Sales tax holiday is set
Texas Comptroller Glenn Hegar on May 16 announced certain water-conserving, energy-efficient products that carry the “Energy Star” label may be purchased tax-free Saturday, May 28, through Monday, May 30.
According to Hegar, shoppers will save an estimated $8.7 million in state and local sales tax during the Memorial Day Weekend sales tax holidays.
“Anyone who has lived through a Texas summer knows that this is the time of year when our state is hit by peak demands for both water and electricity,” Hegar said.
A complete list of items that qualify for the state sales tax break is available online at cpa.state.tx.us.
Employers expand payrolls
The Texas Workforce Commission on May 20 reported that Texas employers expanded their payrolls in April with the addition of 8,300 seasonally adjusted nonfarm jobs.
However, Texas’ seasonally adjusted unemployment rate increased to 4.4 percent in April, up one-tenth of a point from 4.3 percent in March. The national average unemployment rate was 5.0 percent for April.
Ruth R. Hughs, TWC commissioner representing employers, said, “Over the month, private employers added more than 8,000 jobs, strengthening the Texas labor market. The fact that our state has added jobs for 12 of the last 13 months is a credit to the diversity and resilience of employers in Texas.”
Business startups increase
Texas Secretary Carlos H. Cascos on May 10 announced his agency saw a 7 percent increase in new business filings in April compared to the previous year.
A total of 14,871 certificates of formation were filed with the Texas Secretary of State in April, creating new for-profit corporations, professional corporations, professional associations, limited liability companies and limited partnerships. This represents a 7.1 percent increase over April 2015, which saw the formation of 13,874 new for-profit formations. These numbers exclude non-profit entities.
“The growth of new businesses reflects a willingness for Texans to work hard and continue growing the Texas economy,” Cascos said.
Publications promote travel
The Texas Department of Transportation on May 19 posted information steering vacationers to its annually published Texas State Travel Guide, the quarterly Texas Highways Events Calendar and Texas Official Travel Map.

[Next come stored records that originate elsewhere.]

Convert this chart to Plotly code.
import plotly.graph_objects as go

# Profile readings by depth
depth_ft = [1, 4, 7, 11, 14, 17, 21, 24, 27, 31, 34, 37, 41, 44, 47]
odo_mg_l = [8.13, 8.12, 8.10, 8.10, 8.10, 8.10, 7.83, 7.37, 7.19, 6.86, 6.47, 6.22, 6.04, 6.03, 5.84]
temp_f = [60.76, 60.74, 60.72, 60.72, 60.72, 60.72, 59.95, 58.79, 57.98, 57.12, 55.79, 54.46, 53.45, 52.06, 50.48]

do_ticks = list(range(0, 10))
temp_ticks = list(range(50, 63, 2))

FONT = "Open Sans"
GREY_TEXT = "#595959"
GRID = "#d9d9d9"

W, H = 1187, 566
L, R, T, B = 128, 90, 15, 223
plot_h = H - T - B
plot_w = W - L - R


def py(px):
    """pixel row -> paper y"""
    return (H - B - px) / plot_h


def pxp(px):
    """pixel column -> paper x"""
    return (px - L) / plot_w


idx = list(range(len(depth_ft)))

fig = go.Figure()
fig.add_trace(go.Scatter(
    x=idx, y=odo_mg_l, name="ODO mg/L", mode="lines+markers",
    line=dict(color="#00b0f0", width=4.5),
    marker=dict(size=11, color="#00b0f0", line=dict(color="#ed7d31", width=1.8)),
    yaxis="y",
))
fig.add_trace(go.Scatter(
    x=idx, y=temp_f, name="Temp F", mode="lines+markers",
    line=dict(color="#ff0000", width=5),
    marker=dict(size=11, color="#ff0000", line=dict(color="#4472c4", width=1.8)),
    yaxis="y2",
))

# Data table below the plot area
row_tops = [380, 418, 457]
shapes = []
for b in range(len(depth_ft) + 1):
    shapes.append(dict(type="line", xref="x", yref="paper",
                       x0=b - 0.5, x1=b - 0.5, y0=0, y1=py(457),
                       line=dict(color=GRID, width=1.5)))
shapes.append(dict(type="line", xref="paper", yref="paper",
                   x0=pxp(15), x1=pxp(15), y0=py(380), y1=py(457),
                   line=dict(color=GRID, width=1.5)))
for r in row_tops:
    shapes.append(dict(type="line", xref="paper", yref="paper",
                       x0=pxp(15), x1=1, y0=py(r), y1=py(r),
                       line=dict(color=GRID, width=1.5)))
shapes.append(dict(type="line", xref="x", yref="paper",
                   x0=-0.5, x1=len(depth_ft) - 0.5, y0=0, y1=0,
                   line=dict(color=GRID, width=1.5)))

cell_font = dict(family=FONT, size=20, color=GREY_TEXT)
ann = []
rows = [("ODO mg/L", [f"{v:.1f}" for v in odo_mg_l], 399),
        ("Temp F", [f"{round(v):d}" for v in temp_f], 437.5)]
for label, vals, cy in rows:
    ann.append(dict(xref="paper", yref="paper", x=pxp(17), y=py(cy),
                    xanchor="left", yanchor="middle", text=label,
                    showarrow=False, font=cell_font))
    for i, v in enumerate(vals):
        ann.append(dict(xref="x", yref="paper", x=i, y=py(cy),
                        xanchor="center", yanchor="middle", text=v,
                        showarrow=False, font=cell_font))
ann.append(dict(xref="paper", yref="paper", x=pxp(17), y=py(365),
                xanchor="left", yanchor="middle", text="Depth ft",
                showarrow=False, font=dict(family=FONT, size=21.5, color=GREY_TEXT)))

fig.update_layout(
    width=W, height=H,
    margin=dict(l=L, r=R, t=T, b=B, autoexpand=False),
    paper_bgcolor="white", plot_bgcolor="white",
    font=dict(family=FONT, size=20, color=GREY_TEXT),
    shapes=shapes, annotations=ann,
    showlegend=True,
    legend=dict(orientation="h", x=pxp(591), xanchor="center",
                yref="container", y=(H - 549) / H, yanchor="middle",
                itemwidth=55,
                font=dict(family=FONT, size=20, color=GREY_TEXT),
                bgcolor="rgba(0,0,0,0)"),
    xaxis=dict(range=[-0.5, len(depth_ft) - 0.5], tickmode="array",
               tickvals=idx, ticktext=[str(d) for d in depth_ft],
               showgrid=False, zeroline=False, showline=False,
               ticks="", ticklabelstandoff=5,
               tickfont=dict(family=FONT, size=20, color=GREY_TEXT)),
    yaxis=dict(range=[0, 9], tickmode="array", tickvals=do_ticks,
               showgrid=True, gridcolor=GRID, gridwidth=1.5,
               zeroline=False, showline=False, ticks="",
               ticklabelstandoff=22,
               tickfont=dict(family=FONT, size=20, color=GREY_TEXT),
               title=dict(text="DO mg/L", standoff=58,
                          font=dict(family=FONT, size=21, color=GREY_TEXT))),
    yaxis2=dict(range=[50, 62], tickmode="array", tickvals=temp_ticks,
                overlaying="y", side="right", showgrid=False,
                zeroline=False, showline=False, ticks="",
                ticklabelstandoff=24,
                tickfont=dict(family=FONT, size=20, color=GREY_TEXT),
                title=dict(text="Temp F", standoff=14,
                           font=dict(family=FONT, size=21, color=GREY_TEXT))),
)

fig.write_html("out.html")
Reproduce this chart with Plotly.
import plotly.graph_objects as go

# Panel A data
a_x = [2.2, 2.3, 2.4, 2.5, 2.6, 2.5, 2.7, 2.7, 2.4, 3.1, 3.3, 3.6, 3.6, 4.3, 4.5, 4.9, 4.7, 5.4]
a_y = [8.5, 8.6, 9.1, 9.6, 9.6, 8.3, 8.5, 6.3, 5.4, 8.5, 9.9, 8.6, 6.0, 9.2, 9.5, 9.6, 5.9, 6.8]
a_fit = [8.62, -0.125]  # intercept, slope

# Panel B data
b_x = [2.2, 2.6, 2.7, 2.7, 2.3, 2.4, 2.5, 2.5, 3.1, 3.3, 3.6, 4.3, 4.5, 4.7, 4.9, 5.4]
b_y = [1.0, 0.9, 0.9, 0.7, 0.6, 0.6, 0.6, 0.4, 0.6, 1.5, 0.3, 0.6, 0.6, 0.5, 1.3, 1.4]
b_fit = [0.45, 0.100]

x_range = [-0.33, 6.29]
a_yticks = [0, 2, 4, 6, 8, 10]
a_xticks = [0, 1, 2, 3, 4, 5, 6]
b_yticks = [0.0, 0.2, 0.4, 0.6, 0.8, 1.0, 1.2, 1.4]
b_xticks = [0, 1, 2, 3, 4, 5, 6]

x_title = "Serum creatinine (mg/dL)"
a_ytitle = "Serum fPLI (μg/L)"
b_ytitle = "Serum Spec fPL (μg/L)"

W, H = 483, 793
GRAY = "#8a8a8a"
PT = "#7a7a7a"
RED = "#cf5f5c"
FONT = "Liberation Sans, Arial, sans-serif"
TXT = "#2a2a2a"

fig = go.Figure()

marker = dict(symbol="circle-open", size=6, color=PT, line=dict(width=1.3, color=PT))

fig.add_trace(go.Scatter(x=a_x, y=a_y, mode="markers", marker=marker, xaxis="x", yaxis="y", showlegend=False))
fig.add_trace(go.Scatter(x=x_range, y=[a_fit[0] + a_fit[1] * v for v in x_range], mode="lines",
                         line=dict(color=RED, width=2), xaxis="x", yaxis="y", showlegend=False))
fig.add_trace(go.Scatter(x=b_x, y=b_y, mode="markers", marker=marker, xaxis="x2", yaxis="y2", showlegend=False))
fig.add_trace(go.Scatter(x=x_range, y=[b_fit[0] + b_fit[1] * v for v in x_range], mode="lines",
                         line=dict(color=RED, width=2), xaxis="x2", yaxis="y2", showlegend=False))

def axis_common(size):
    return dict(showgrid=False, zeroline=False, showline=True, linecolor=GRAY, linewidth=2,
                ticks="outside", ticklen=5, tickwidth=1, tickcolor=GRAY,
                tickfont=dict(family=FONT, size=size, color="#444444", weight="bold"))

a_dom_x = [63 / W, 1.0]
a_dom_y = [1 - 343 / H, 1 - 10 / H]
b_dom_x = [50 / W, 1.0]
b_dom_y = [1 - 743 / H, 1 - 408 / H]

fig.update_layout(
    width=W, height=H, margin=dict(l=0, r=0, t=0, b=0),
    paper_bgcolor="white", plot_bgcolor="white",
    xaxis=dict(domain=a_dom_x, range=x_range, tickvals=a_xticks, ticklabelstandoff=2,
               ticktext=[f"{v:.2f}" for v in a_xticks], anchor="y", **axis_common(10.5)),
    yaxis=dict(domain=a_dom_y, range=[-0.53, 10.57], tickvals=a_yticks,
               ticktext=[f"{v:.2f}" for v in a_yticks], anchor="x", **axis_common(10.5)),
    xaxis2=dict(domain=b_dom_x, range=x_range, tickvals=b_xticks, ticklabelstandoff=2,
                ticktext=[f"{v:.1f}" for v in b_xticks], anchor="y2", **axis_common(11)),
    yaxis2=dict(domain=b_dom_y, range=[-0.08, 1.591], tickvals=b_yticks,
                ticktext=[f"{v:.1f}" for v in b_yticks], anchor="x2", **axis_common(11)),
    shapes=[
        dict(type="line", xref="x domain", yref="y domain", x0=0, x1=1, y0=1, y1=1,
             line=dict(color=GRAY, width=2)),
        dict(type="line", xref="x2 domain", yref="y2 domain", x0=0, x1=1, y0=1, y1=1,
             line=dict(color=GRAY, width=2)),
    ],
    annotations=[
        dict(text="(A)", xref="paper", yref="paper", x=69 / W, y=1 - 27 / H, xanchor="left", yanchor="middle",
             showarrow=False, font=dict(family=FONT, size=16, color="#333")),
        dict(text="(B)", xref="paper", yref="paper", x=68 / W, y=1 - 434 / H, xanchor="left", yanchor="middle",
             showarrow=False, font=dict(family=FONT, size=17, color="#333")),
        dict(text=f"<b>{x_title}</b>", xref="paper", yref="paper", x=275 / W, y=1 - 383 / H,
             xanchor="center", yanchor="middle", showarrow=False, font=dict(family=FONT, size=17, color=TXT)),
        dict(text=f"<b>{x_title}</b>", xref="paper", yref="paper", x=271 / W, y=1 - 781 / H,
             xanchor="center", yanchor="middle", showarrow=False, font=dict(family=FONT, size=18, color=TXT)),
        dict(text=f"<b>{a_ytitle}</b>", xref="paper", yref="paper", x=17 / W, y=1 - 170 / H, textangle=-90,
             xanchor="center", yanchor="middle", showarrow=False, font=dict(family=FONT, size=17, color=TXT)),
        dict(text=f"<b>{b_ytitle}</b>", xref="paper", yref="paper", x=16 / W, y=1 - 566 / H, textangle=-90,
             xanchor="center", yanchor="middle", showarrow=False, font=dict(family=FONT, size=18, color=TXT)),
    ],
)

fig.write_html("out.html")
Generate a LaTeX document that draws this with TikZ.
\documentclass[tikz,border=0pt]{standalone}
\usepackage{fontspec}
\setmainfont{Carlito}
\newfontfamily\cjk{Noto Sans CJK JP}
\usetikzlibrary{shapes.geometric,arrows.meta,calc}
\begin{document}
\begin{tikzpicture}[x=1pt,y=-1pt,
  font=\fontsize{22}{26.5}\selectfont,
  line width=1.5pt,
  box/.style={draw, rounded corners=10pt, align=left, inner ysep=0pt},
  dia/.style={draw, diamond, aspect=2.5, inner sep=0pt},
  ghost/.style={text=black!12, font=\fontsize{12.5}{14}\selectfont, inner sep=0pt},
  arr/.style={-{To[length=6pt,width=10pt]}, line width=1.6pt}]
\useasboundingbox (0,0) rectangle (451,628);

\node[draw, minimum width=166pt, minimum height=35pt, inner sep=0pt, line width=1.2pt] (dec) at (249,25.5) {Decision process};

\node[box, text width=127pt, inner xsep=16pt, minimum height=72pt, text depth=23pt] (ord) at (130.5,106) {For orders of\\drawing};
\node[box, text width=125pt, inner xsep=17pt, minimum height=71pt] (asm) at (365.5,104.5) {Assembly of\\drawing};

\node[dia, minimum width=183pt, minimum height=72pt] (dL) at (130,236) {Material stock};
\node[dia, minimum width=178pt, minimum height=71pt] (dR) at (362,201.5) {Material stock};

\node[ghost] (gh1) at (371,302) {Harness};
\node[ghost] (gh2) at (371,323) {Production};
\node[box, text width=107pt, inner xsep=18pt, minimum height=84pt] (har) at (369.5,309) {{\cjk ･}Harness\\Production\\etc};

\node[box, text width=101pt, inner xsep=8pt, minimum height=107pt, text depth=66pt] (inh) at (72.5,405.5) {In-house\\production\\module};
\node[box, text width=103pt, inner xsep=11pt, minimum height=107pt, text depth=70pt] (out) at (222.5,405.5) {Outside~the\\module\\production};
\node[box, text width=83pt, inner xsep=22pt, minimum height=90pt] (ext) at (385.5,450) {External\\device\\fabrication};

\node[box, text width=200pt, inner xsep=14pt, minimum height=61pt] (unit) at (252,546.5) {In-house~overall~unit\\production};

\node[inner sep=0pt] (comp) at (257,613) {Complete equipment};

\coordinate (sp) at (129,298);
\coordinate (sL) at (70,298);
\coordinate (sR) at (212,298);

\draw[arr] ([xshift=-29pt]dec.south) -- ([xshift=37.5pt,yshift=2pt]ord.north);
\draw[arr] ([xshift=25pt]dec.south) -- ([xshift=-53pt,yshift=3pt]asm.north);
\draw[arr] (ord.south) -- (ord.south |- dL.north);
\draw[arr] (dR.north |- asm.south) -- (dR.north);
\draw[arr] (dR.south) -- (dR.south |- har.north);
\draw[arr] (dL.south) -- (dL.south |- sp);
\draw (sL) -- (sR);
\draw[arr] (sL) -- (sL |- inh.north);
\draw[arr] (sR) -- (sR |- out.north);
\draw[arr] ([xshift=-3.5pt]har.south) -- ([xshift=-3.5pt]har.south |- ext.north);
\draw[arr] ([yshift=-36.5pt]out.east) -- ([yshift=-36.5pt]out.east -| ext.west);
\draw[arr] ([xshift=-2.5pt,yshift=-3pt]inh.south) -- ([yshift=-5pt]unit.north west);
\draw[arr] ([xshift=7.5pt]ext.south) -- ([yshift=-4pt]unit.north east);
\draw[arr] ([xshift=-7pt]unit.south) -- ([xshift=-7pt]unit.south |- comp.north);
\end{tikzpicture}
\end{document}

“Whether you have a particular destination in mind or are just planning to explore Texas, these publications will help you every mile of your trip,” said Joan Henderson, TxDOT’s Travel Information Division director. “Texas is big and so is the list of things to do and places to see offered in these publications. Plus, the travel information is free.”
These publications may be picked up at any of the 12 Texas Travel Information Centers across the state. They also may be ordered online or by calling (800) 452-9292.
Prairie chicken appeal dropped
The U.S. Justice Department on May 11 dropped its appeal to have the lesser prairie chicken listed as a threatened species under federal protection via the Endangered Species Act, Texas Agriculture Commissioner Sid Miller announced May 13.
Miller said that previously, the U.S. District Court for the Western District of Texas ruled that the U.S. Fish and Wildlife Service failed to take into account a multi-state voluntary conservation plan prior to listing the species as threatened, and after the ruling, the lesser prairie chicken lost its designation as a threatened species.
“I’m pleased to see the U.S. Justice Department has dropped its latest attempt to impede our rights,” Miller said.